Our Forex Scalping Guide covers entry and exit rules, the best pairs to scalp, and exactly what to look for in a broker that genuinely supports this approach.
Day Trading: Full Sessions, No Overnight Risk
Day traders hold positions for minutes to several hours. Everything opens and closes within the same trading session. No overnight exposure, no waking up to find the market gapped against you while you slept.
The focus for most day traders is the London-New York overlap. That window produces the most consistent movement on major pairs because both major financial centers are active at the same time. Liquidity is deep, spreads are tight, and price moves with purpose rather than drifting. Trading outside that window is possible but harder.
You do need to be present. Day trading is not a set-and-forget style. If you cannot watch charts during market hours, this approach will not suit you. Our Forex Trading Sessions guide explains how each session behaves and which pairs move most during each window.

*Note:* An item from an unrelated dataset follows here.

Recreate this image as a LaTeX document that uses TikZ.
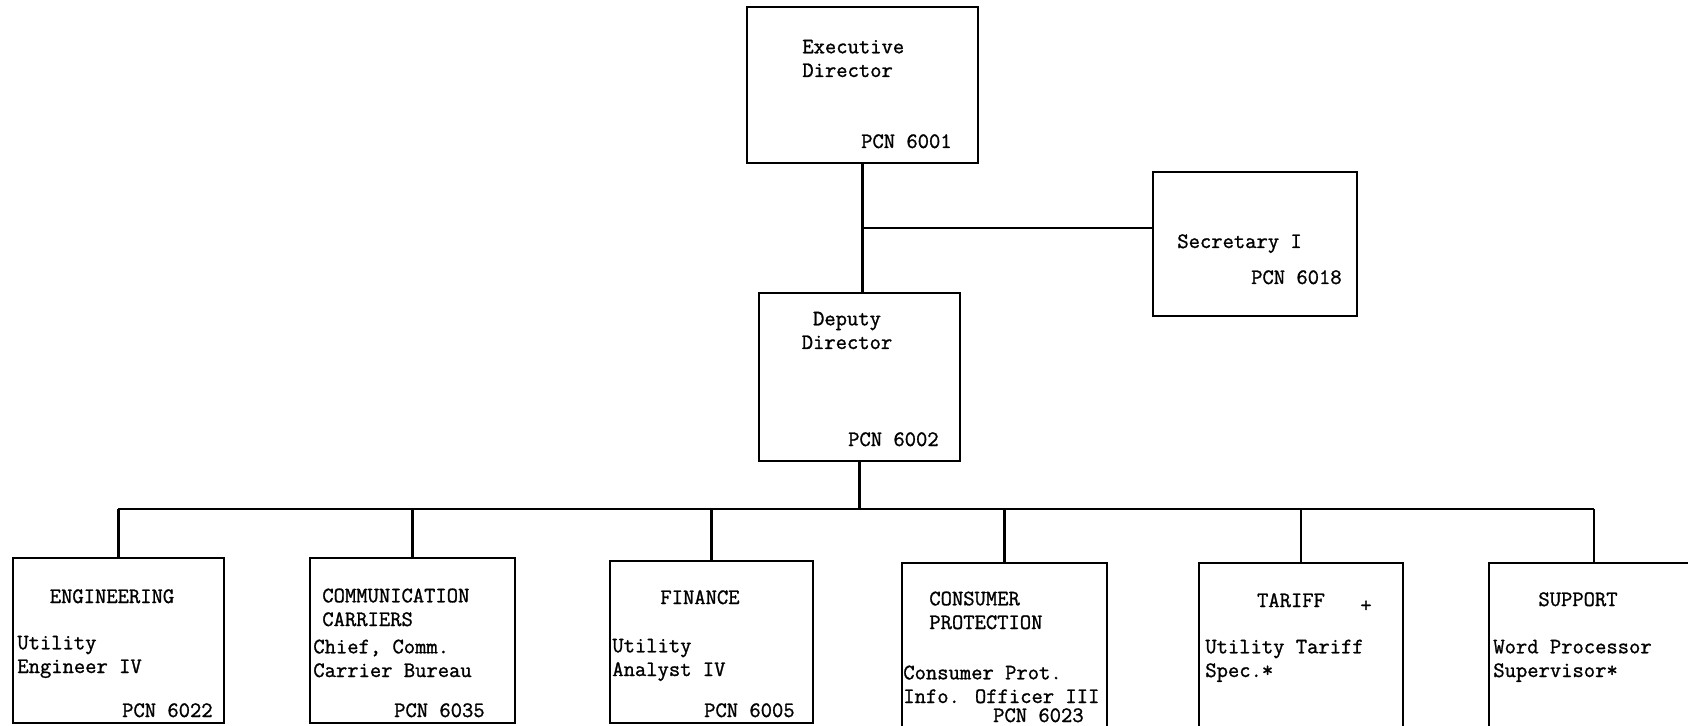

Swing Trading: Working With the Market’s Natural Rhythm
Swing trading is the style that works best for people who have jobs, families, or anything else that prevents them from watching charts all day. You hold trades for two days to two weeks. You are targeting fifty to several hundred pips rather than a few. The setups are built on technical analysis — trends, pullbacks, consolidations, breakouts — and the entries are planned in advance rather than reacted to in real time.

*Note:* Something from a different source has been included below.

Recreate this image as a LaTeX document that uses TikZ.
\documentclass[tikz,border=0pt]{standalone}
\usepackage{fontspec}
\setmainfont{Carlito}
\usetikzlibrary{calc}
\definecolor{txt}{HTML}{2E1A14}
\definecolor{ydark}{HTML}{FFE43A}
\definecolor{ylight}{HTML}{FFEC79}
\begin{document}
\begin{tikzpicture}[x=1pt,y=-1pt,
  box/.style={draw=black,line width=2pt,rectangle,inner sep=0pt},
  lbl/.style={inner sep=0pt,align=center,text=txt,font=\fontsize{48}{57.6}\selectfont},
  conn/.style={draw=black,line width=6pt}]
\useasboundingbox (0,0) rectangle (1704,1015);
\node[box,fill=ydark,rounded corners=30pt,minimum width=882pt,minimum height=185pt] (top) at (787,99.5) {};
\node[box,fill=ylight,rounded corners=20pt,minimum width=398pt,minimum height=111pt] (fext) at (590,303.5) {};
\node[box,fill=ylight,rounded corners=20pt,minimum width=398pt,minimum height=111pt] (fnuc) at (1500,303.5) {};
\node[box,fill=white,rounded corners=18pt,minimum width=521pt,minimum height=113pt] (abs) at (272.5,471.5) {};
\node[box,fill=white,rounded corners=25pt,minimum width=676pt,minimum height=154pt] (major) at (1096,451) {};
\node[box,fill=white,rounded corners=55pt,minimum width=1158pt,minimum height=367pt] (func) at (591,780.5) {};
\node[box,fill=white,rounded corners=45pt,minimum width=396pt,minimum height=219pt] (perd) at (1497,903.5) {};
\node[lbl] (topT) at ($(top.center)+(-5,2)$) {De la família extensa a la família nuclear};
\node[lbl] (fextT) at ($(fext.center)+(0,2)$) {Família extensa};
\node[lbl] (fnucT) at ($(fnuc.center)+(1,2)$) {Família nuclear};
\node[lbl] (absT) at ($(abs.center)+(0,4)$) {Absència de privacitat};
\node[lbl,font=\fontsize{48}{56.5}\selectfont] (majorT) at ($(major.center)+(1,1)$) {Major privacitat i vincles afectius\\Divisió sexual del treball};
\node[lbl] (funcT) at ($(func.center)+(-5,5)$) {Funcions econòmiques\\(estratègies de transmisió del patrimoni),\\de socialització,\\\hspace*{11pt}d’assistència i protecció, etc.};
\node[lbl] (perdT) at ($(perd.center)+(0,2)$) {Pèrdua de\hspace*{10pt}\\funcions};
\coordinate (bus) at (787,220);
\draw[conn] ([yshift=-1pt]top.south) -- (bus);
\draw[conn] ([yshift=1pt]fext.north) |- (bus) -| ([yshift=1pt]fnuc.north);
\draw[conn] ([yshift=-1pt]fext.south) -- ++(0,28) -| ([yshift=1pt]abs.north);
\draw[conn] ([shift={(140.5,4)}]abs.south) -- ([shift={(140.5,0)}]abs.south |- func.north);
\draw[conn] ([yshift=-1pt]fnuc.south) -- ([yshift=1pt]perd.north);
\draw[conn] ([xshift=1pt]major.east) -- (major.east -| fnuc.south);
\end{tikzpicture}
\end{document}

The practical advantage is time. You can do your analysis in the evening, place your trade with a stop loss and take profit already set, and let it run. You are not glued to a screen. The market does the work while you do other things.
The tradeoff is overnight exposure. Holding across multiple days means economic releases, central bank decisions, and geopolitical events can move the market hard while you are not watching. A stop loss is not optional in swing trading. It is the only thing that prevents a manageable loss from becoming a serious one. Our stop loss guide walks through exactly how to place them correctly.

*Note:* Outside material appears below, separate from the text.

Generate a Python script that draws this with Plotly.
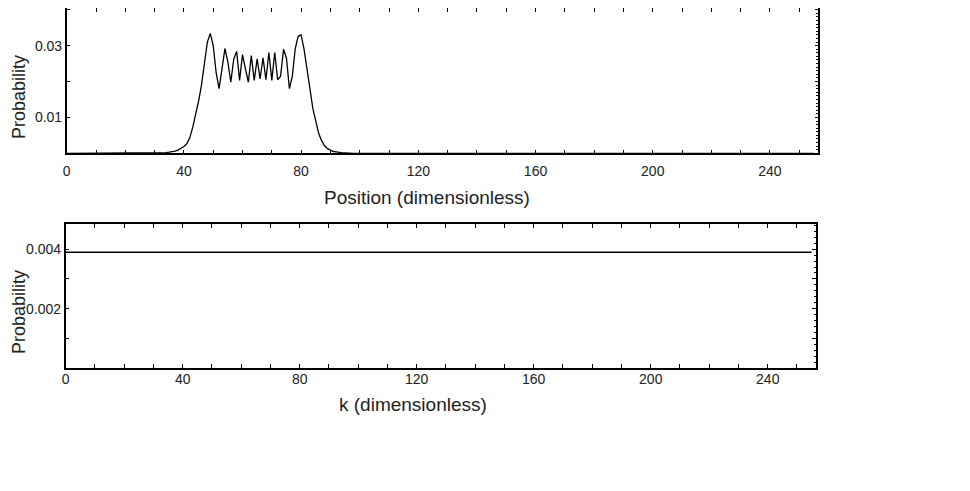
import plotly.graph_objects as go

# position space probability (non-zero part, x = 30 .. 97)
packet_start = 30
packet_prob = [
    0.0000, 0.0000, 0.0001, 0.0001, 0.0002, 0.0003, 0.0004, 0.0006, 0.0009, 0.0013,  # 30-39
    0.0019, 0.0027, 0.0043, 0.0072, 0.0105, 0.0145, 0.0190, 0.0250, 0.0310, 0.0334,  # 40-49
    0.0300, 0.0225, 0.0180, 0.0235, 0.0292, 0.0255, 0.0198, 0.0262, 0.0284, 0.0203,  # 50-59
    0.0275, 0.0235, 0.0198, 0.0272, 0.0203, 0.0263, 0.0207, 0.0266, 0.0205, 0.0281,  # 60-69
    0.0203, 0.0281, 0.0205, 0.0215, 0.0290, 0.0265, 0.0180, 0.0215, 0.0292, 0.0326,  # 70-79
    0.0330, 0.0290, 0.0240, 0.0180, 0.0125, 0.0085, 0.0055, 0.0035, 0.0021, 0.0013,  # 80-89
    0.0008, 0.0005, 0.0004, 0.0002, 0.0001, 0.0001, 0.0000, 0.0000,                  # 90-97
]
n_points = 256
positions = list(range(n_points))
position_prob = ([0.0] * packet_start + packet_prob
                 + [0.0] * (n_points - packet_start - len(packet_prob)))

# momentum space probability: flat line
k_values = list(range(n_points))
k_prob = [0.0039] * n_points

x_ticks = list(range(0, 251, 10))
x_labels = [str(v) if v % 40 == 0 else "" for v in x_ticks]
top_y_ticks = [0.01, 0.02, 0.03, 0.04]
top_y_labels = ["0.01", "", "0.03", ""]
bot_y_ticks = [0.001, 0.002, 0.003, 0.004]
bot_y_labels = ["", "0.002", "", "0.004"]

W, H = 970, 491
PAGE_OFFSET = 8  # the page body margin shifts the figure by 8 px
FONT = "Liberation Sans, Arial, sans-serif"


def px_x(p):
    return (p - PAGE_OFFSET) / W


def px_y(p):
    return 1 - (p - PAGE_OFFSET) / H


fig = go.Figure()
fig.add_trace(go.Scatter(x=positions, y=position_prob, mode="lines",
                         line=dict(color="black", width=1.3),
                         xaxis="x", yaxis="y", showlegend=False))
fig.add_trace(go.Scatter(x=k_values, y=k_prob, mode="lines",
                         line=dict(color="black", width=1.5),
                         xaxis="x2", yaxis="y2", showlegend=False))

axis_common = dict(showgrid=False, zeroline=False, showline=True, automargin=False,
                   linecolor="black", linewidth=1.5, mirror="ticks",
                   ticks="inside", ticklen=4, tickcolor="black", tickwidth=1)
minor_common = dict(showgrid=False, zeroline=False, showticklabels=False, automargin=False,
                    ticks="inside", ticklen=2, tickcolor="black", side="right")

fig.update_layout(
    width=W, height=H,
    margin=dict(l=0, r=0, t=0, b=0),
    paper_bgcolor="white", plot_bgcolor="white",
    font=dict(family=FONT, size=14, color="#222"),
    xaxis=dict(domain=[px_x(66.7), px_x(818.3)], anchor="y", range=[0, 256.5],
               tickvals=x_ticks, ticktext=x_labels, ticklabelstandoff=4, **axis_common),
    yaxis=dict(domain=[px_y(153.3), px_y(8.3)], anchor="x", range=[0, 0.0404],
               tickvals=top_y_ticks, ticktext=top_y_labels, **axis_common),
    yaxis3=dict(overlaying="y", anchor="x", range=[0, 0.0404], dtick=0.001, **minor_common),
    xaxis2=dict(domain=[px_x(65.7), px_x(816)], anchor="y2", range=[0, 256.5],
                tickvals=x_ticks, ticktext=x_labels, ticklabelstandoff=-3, **axis_common),
    yaxis2=dict(domain=[px_y(368), px_y(224)], anchor="x2", range=[0, 0.00485],
                tickvals=bot_y_ticks, ticktext=bot_y_labels, **axis_common),
    yaxis4=dict(overlaying="y2", anchor="x2", range=[0, 0.00485], dtick=0.0002, **minor_common),
)

# invisible traces so the overlay (minor tick) axes are drawn
fig.add_trace(go.Scatter(x=[0], y=[0], mode="markers", opacity=0,
                         xaxis="x", yaxis="y3", showlegend=False, hoverinfo="skip"))
fig.add_trace(go.Scatter(x=[0], y=[0], mode="markers", opacity=0,
                         xaxis="x2", yaxis="y4", showlegend=False, hoverinfo="skip"))

titles = [
    ("Probability", 19, 97, -90, 18),
    ("Probability", 19, 312, -90, 18),
    ("Position (dimensionless)", 427, 197, 0, 19),
    ("k (dimensionless)", 413, 404, 0, 19),
]
for text, x, y, angle, size in titles:
    fig.add_annotation(text=text, x=px_x(x), y=px_y(y), xref="paper", yref="paper",
                       showarrow=False, textangle=angle,
                       font=dict(family=FONT, size=size, color="#222"),
                       xanchor="center", yanchor="middle")

fig.write_html("out.html")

Position Trading: The Long Game
Position trading means holding trades for weeks or months. Sometimes longer. This is how institutional traders and currency fund managers approach the market — they identify a macro trend driven by interest rate differentials or economic divergence and ride it until the fundamentals change.
For retail traders, this style requires serious capital. You will sit through large short-term drawdowns as part of the process. You need a genuine understanding of fundamental analysis, not just chart patterns. And you need the emotional discipline to hold through noise that would shake out a less experienced trader.
The payoff is favorable risk-to-reward. A well-executed position trade can return multiples of the risk taken. But it is the hardest style to learn and the one that demands the most patience.
Risk Management Comes First
Every profitable trader runs the same foundation regardless of style. They never risk more than they can afford to lose on a single trade. They size positions so a losing streak does not destroy the account before their edge plays out.
The standard framework is one to two percent of account equity per trade. That sounds conservative until you think about what it protects. With a one percent rule, twenty consecutive losing trades still leaves most of your account intact. Without it, five bad trades can be catastrophic. Our Forex Risk Management Guide covers position sizing, stop placement, and how to calculate risk on every trade before you enter.
Leverage deserves its own warning. Forex brokers offer leverage that lets you control positions far larger than your deposited capital. That amplifies profits and losses equally. It is the single most common reason traders with decent strategies still blow up their accounts. Understand it completely before you use it.
The Broker Matters More Than Most Traders Realize
Your broker affects your results directly. Spreads, execution speed, slippage, and support for your trading style all depend on who you trade with. A scalper at a broker with slow execution is at a structural disadvantage regardless of strategy quality. A swing trader at a broker that requotes consistently will miss entries their analysis correctly identified.
The CFTC and NFA regulate forex brokers in the United States. The FCA covers brokers in the United Kingdom. Trading with regulated brokers protects your capital and gives you recourse if something goes wrong. Our How to Choose a Forex Broker guide covers regulation, trading costs, platform quality, and execution — everything you need to evaluate before depositing.
The Part Nobody Wants to Talk About
The technical side of trading is learnable. Charts, indicators, entry rules, position sizing — these are skills. You can study them, practice them, and get good at them over time.
The psychology is harder. Cutting a losing trade quickly goes against every instinct you have. Holding a winning trade through pullbacks without panicking out is genuinely difficult. Watching a position move against you triggers a stress response that clouds judgment. This is why traders who understand their strategy intellectually still make emotional mistakes the moment real money is involved.
The solution is experience and repetition — starting with small sizes where the emotional stakes are low enough to learn from rather than just survive. A trading journal helps. Writing down your reasoning before you enter a trade and reviewing it honestly after forces a level of self-awareness that most traders never develop.
Making money in trading takes time to get right. The traders who treat it as a skill to develop rather than a shortcut to quick profits are the ones who eventually build accounts that grow consistently rather than fluctuate wildly and trend down.
Risk Warning: Forex trading involves a significant risk of loss and is not suitable for all investors. Leverage can work against you as well as for you. Trade only with money you can afford to lose, and make sure you fully understand the risks before opening a live account. This article is for educational purposes only and does not constitute financial advice.